From the first line of the data below through the line bearing "0.085, 0.068, 0.058]", reproduce each line exactly; do not include pictures.

-- begin --

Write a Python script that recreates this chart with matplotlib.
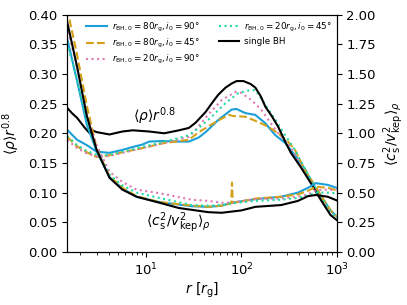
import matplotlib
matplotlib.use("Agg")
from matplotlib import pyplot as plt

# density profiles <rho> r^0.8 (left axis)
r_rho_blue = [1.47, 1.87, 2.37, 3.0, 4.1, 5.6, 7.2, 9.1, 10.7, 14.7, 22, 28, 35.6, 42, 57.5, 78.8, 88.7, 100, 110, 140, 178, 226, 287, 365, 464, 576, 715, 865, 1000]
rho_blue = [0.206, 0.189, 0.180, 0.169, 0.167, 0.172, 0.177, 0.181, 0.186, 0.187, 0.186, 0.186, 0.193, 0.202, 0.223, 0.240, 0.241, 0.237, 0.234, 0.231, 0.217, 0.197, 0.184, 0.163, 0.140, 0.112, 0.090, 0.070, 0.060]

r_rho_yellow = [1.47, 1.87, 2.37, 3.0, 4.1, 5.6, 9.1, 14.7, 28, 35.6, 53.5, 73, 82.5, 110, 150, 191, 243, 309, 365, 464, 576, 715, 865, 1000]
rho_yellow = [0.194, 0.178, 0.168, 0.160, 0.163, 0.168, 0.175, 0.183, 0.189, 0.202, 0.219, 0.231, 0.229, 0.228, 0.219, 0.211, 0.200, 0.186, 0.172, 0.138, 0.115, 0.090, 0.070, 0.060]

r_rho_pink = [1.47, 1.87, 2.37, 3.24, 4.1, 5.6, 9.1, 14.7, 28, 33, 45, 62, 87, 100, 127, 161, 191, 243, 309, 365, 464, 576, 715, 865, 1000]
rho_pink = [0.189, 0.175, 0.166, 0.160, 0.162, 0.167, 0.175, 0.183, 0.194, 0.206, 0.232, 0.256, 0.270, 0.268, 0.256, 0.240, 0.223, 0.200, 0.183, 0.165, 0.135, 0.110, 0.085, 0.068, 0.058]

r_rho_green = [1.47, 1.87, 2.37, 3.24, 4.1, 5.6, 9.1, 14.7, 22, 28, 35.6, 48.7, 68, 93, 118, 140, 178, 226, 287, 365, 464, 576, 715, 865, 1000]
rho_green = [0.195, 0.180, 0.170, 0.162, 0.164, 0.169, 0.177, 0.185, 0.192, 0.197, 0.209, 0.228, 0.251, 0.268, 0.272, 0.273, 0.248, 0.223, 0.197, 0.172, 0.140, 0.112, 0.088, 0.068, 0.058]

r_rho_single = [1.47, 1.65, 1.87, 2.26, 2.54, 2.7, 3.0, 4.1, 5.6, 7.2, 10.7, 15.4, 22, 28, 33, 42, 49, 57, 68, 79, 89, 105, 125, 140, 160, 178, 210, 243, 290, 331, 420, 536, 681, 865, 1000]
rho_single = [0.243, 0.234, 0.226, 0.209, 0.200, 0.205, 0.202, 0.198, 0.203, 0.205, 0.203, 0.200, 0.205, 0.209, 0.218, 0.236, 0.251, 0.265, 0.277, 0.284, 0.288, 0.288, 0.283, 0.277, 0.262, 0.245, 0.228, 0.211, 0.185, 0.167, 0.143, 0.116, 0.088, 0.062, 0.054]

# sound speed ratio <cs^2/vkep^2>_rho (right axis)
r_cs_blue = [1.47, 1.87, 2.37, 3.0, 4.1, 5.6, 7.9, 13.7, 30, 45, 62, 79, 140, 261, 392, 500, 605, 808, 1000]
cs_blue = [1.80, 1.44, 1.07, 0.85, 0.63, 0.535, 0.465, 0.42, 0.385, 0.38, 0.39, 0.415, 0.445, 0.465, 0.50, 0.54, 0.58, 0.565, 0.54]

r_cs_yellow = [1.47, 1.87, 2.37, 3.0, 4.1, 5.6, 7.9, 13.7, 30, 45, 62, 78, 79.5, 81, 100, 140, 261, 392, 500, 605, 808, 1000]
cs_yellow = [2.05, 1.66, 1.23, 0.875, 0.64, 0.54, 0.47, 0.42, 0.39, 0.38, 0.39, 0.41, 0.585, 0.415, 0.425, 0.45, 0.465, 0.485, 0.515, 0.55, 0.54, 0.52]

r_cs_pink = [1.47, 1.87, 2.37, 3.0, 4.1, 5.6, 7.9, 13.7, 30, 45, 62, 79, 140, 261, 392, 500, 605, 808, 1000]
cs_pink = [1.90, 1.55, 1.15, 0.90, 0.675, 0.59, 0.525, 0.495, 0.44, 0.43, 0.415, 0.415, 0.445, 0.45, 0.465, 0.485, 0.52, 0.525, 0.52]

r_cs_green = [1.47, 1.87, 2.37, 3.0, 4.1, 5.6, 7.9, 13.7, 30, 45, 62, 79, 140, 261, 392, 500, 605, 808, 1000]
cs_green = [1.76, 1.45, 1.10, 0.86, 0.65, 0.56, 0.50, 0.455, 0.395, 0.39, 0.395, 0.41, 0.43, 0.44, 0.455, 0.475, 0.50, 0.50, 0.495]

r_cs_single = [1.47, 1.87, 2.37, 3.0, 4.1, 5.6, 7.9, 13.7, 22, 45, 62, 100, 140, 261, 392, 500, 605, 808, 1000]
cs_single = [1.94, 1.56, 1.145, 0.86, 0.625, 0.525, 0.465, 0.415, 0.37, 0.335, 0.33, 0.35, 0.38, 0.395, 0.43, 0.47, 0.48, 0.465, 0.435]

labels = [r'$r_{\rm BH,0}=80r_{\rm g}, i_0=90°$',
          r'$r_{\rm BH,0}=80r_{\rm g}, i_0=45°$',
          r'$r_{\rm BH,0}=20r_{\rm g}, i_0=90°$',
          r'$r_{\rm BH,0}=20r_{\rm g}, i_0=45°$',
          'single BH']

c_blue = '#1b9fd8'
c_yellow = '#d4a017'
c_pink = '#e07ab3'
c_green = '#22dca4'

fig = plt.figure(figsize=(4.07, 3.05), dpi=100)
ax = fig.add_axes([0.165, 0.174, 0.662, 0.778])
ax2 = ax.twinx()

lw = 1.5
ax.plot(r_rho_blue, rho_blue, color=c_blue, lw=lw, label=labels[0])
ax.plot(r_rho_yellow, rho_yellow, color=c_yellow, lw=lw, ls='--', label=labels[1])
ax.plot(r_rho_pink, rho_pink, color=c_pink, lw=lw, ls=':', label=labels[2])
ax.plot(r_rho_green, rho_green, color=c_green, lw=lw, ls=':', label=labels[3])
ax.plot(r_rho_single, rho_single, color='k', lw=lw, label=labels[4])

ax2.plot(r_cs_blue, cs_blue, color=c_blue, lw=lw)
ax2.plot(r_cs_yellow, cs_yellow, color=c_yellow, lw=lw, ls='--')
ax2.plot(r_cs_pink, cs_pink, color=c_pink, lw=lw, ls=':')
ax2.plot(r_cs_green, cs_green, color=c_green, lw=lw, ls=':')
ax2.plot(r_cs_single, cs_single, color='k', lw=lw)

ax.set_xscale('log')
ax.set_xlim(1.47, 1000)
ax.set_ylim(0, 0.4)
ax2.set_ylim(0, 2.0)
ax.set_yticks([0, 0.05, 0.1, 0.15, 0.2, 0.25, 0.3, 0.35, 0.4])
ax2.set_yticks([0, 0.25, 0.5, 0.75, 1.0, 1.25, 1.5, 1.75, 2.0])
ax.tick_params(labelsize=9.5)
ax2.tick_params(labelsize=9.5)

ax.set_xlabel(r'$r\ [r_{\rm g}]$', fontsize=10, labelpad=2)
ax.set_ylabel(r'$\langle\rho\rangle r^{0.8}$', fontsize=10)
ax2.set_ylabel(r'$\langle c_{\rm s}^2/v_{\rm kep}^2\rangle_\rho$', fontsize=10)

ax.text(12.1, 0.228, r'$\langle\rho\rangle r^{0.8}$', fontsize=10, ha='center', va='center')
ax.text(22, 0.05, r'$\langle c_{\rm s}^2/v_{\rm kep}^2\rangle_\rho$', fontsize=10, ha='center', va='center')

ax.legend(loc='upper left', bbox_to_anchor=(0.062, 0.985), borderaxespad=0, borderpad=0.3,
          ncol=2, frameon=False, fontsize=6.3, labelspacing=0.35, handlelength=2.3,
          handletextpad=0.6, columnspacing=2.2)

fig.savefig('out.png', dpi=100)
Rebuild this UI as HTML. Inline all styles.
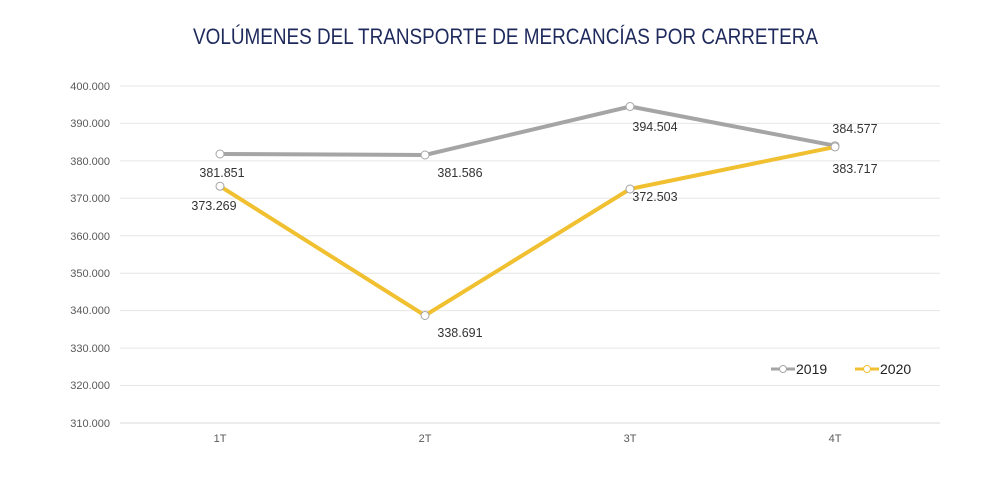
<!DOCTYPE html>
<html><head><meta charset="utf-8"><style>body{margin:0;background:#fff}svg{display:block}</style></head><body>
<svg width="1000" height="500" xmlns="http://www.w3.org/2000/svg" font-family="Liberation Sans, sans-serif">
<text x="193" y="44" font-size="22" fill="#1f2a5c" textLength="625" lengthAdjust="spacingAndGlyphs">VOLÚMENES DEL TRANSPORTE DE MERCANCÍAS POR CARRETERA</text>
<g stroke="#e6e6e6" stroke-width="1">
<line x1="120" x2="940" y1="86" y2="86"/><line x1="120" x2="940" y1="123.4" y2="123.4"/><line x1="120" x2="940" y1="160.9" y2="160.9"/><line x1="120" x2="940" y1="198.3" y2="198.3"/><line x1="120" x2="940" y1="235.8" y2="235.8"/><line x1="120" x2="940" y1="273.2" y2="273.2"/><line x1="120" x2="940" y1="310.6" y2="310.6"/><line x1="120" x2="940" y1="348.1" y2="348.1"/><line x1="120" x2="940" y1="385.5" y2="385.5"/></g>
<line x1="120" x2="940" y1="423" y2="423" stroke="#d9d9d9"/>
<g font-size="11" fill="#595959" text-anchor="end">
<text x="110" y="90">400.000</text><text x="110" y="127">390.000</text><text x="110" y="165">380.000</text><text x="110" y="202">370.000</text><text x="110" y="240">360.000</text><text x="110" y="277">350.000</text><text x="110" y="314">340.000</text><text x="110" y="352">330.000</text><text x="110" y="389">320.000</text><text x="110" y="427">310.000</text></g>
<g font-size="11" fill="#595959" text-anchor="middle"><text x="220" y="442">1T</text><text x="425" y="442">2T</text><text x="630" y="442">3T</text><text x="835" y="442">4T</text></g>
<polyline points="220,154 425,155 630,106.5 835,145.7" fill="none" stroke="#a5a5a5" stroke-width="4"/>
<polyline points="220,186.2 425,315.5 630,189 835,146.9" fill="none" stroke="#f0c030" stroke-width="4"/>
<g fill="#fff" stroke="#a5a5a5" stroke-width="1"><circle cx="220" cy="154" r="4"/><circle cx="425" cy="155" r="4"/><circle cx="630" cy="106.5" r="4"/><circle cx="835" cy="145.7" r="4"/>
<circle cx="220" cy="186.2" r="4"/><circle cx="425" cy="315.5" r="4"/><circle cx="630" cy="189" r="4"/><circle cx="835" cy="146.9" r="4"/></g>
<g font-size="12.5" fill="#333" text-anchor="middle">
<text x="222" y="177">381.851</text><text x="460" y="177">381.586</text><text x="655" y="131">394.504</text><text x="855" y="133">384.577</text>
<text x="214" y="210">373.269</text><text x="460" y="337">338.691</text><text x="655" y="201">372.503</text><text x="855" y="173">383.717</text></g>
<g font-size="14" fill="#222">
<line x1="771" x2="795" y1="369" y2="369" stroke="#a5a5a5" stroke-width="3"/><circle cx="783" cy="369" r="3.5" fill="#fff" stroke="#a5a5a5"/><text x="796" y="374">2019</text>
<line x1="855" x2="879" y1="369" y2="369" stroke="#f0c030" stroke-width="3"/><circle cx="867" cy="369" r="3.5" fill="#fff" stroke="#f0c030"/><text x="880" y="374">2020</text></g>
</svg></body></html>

-- end --

# Output of the task
Write a Python script that recreates this chart with matplotlib.
import matplotlib
matplotlib.use("Agg")
from matplotlib import pyplot as plt

# density profiles <rho> r^0.8 (left axis)
r_rho_blue = [1.47, 1.87, 2.37, 3.0, 4.1, 5.6, 7.2, 9.1, 10.7, 14.7, 22, 28, 35.6, 42, 57.5, 78.8, 88.7, 100, 110, 140, 178, 226, 287, 365, 464, 576, 715, 865, 1000]
rho_blue = [0.206, 0.189, 0.180, 0.169, 0.167, 0.172, 0.177, 0.181, 0.186, 0.187, 0.186, 0.186, 0.193, 0.202, 0.223, 0.240, 0.241, 0.237, 0.234, 0.231, 0.217, 0.197, 0.184, 0.163, 0.140, 0.112, 0.090, 0.070, 0.060]

r_rho_yellow = [1.47, 1.87, 2.37, 3.0, 4.1, 5.6, 9.1, 14.7, 28, 35.6, 53.5, 73, 82.5, 110, 150, 191, 243, 309, 365, 464, 576, 715, 865, 1000]
rho_yellow = [0.194, 0.178, 0.168, 0.160, 0.163, 0.168, 0.175, 0.183, 0.189, 0.202, 0.219, 0.231, 0.229, 0.228, 0.219, 0.211, 0.200, 0.186, 0.172, 0.138, 0.115, 0.090, 0.070, 0.060]

r_rho_pink = [1.47, 1.87, 2.37, 3.24, 4.1, 5.6, 9.1, 14.7, 28, 33, 45, 62, 87, 100, 127, 161, 191, 243, 309, 365, 464, 576, 715, 865, 1000]
rho_pink = [0.189, 0.175, 0.166, 0.160, 0.162, 0.167, 0.175, 0.183, 0.194, 0.206, 0.232, 0.256, 0.270, 0.268, 0.256, 0.240, 0.223, 0.200, 0.183, 0.165, 0.135, 0.110, 0.085, 0.068, 0.058]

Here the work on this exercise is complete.